Most locations allow the pair to hold down freelance gigs, though, so Biehl can continue working as a sound engineer, and Miller as a photographer. And while the RV isn't free -- the couple now pays $275 a month -- that's peanuts compared to Brooklyn rents.

As of this writing, Miller and Biehl were finishing up a stint in Tucson, Ariz. Money can be tight, and Miller says she misses the sense of community you get from calling one place home. But if you can get used to the transient nature of the lifestyle, and make friends with the “relaxed, outdoorsy” types that live in RV parks (mostly retirees), she says, it’s not half bad. "My family didn’t have a lot of money, so I never really traveled," she says. “There are ups and downs, but I don’t have any regrets about what we did. I’m living in places I never thought I’d get to see."

Lording It Over the Manor

File this last one under "life's not fair."

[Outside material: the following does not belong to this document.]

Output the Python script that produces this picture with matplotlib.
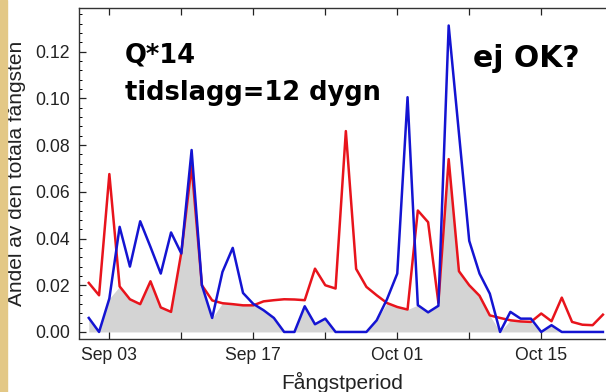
import datetime as dt
import numpy as np
import matplotlib
matplotlib.use('Agg')
import matplotlib.pyplot as plt
import matplotlib.dates as mdates
from matplotlib.ticker import MultipleLocator, FuncFormatter

# data, one value per day from Sep 01 to Oct 21
start = dt.date(2010, 9, 1)
days = [start + dt.timedelta(days=i) for i in range(51)]

red = [0.021, 0.0157, 0.0676, 0.0195, 0.014, 0.0119, 0.0217, 0.0105, 0.0086, 0.034,
       0.071, 0.020, 0.0135, 0.0123, 0.0119, 0.0114, 0.0114, 0.0131, 0.0136, 0.014,
       0.0139, 0.0136, 0.0271, 0.020, 0.0186, 0.086, 0.027, 0.0193, 0.0157, 0.0124,
       0.0107, 0.0096, 0.052, 0.047, 0.0125, 0.074, 0.026, 0.020, 0.0155, 0.0071,
       0.006, 0.005, 0.0045, 0.0043, 0.0079, 0.0046, 0.0147, 0.0043, 0.0031, 0.0029,
       0.0074]
blue = [0.006, 0.0, 0.0143, 0.045, 0.028, 0.0474, 0.0364, 0.025, 0.0426, 0.0336,
        0.0779, 0.020, 0.006, 0.0257, 0.036, 0.0167, 0.012, 0.0093, 0.006, 0.0,
        0.0, 0.011, 0.0033, 0.0057, 0.0, 0.0, 0.0, 0.0, 0.005, 0.014,
        0.025, 0.1005, 0.0115, 0.0084, 0.0112, 0.1312, 0.085, 0.039, 0.025, 0.0164,
        0.0, 0.0086, 0.0057, 0.0057, 0.0, 0.0029, 0.0, 0.0, 0.0, 0.0, 0.0]

tick_labels = ['Sep 03', '', 'Sep 17', '', 'Oct 01', '', 'Oct 15']

plt.rcParams['font.family'] = ['Liberation Sans', 'DejaVu Sans']

fig = plt.figure(figsize=(6.06, 3.92), dpi=100)
fig.patch.set_facecolor('white')
# tan strip on the left edge
fig.patches.append(plt.Rectangle((0, 0), 7 / 606, 1, transform=fig.transFigure,
                                 color='#e3c886', zorder=0))

ax = fig.add_axes([78.5 / 606, 1 - 338.5 / 392, (606 - 78.5) / 606, 330.5 / 392])

x = mdates.date2num(days)
low = np.minimum(red, blue)
ax.fill_between(x, 0, low, color='#d4d4d4', lw=0, zorder=1)
ax.plot(x, red, color='#e8141c', lw=1.8, zorder=3)
ax.plot(x, blue, color='#1414d2', lw=1.8, zorder=4)

x0 = mdates.date2num(dt.date(2010, 8, 31))
ax.set_xlim(x0, x0 + 51.3)
ax.set_ylim(-0.0028, 0.1387)

ticks = [mdates.date2num(dt.date(2010, 9, 3)) + 7 * i for i in range(7)]
ax.set_xticks(ticks)
ax.set_xticklabels(tick_labels)
ax.yaxis.set_major_locator(MultipleLocator(0.02))
ax.yaxis.set_minor_locator(MultipleLocator(0.004))
ax.yaxis.set_major_formatter(FuncFormatter(lambda v, p: '%.2f' % v))

ax.tick_params(axis='both', which='major', direction='in', length=5, width=0.9,
               labelsize=12.7, colors='#222222', pad=6, top=True)
ax.tick_params(axis='y', which='minor', direction='in', length=2.5, width=0.7)
ax.spines['right'].set_visible(False)
for s in ['left', 'bottom', 'top']:
    ax.spines[s].set_linewidth(1.0)
    ax.spines[s].set_color('#333333')

ax.set_xlabel('Fångstperiod', fontsize=15, color='#222222', labelpad=6)
ax.set_ylabel('Andel av den totala fångsten', fontsize=15, color='#222222', labelpad=7)

fig.text(125 / 606, 1 - 62 / 392, 'Q*14', fontsize=18.5, fontweight='bold',
         family='DejaVu Sans', va='baseline')
fig.text(125 / 606, 1 - 100 / 392, 'tidslagg=12 dygn', fontsize=18.5, fontweight='bold',
         family='DejaVu Sans', va='baseline')
fig.text(473 / 606, 1 - 67 / 392, 'ej OK?', fontsize=21.5, fontweight='bold',
         family='DejaVu Sans', va='baseline')

fig.savefig('out.png', dpi=100)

New York City has 23 “historic homes,” most of which are open to the public as museums. Roy Fox lives in Kings Manor, one of the grandest of the bunch ... for free.

About 30 years ago, Fox and his then-wife Mary, who he says has since “had the good sense to leave” him, moved from Pittsburgh to New York. She soon found work restoring the carousel in Prospect Park, and after a chance meeting with her boss, Fox was offered an open caretaker position at the 29-room Queens mansion that once belonged to Rufus King, an early abolitionist and framer of the Constitution. Fox has been living in a renovated apartment on the third floor ever since. He doesn't get a salary, but with free housing and utilities, he's able to live comfortably off his pension as a retired radio host.

Fox gives occasional tours of the house, he says. But Kings Manor is a city-owned building maintained by the Parks Department, so he’s not responsible for any yard, maintenance, or restoration work. On most days, visitors can find the lifelong history buff in the home’s 4,000-book library (he's dog-eared some of the pages, he admits).

Fox is a lucky man -- and he knows it. “This is a thrill of a lifetime,” he says. “How often does this kind of thing happen?”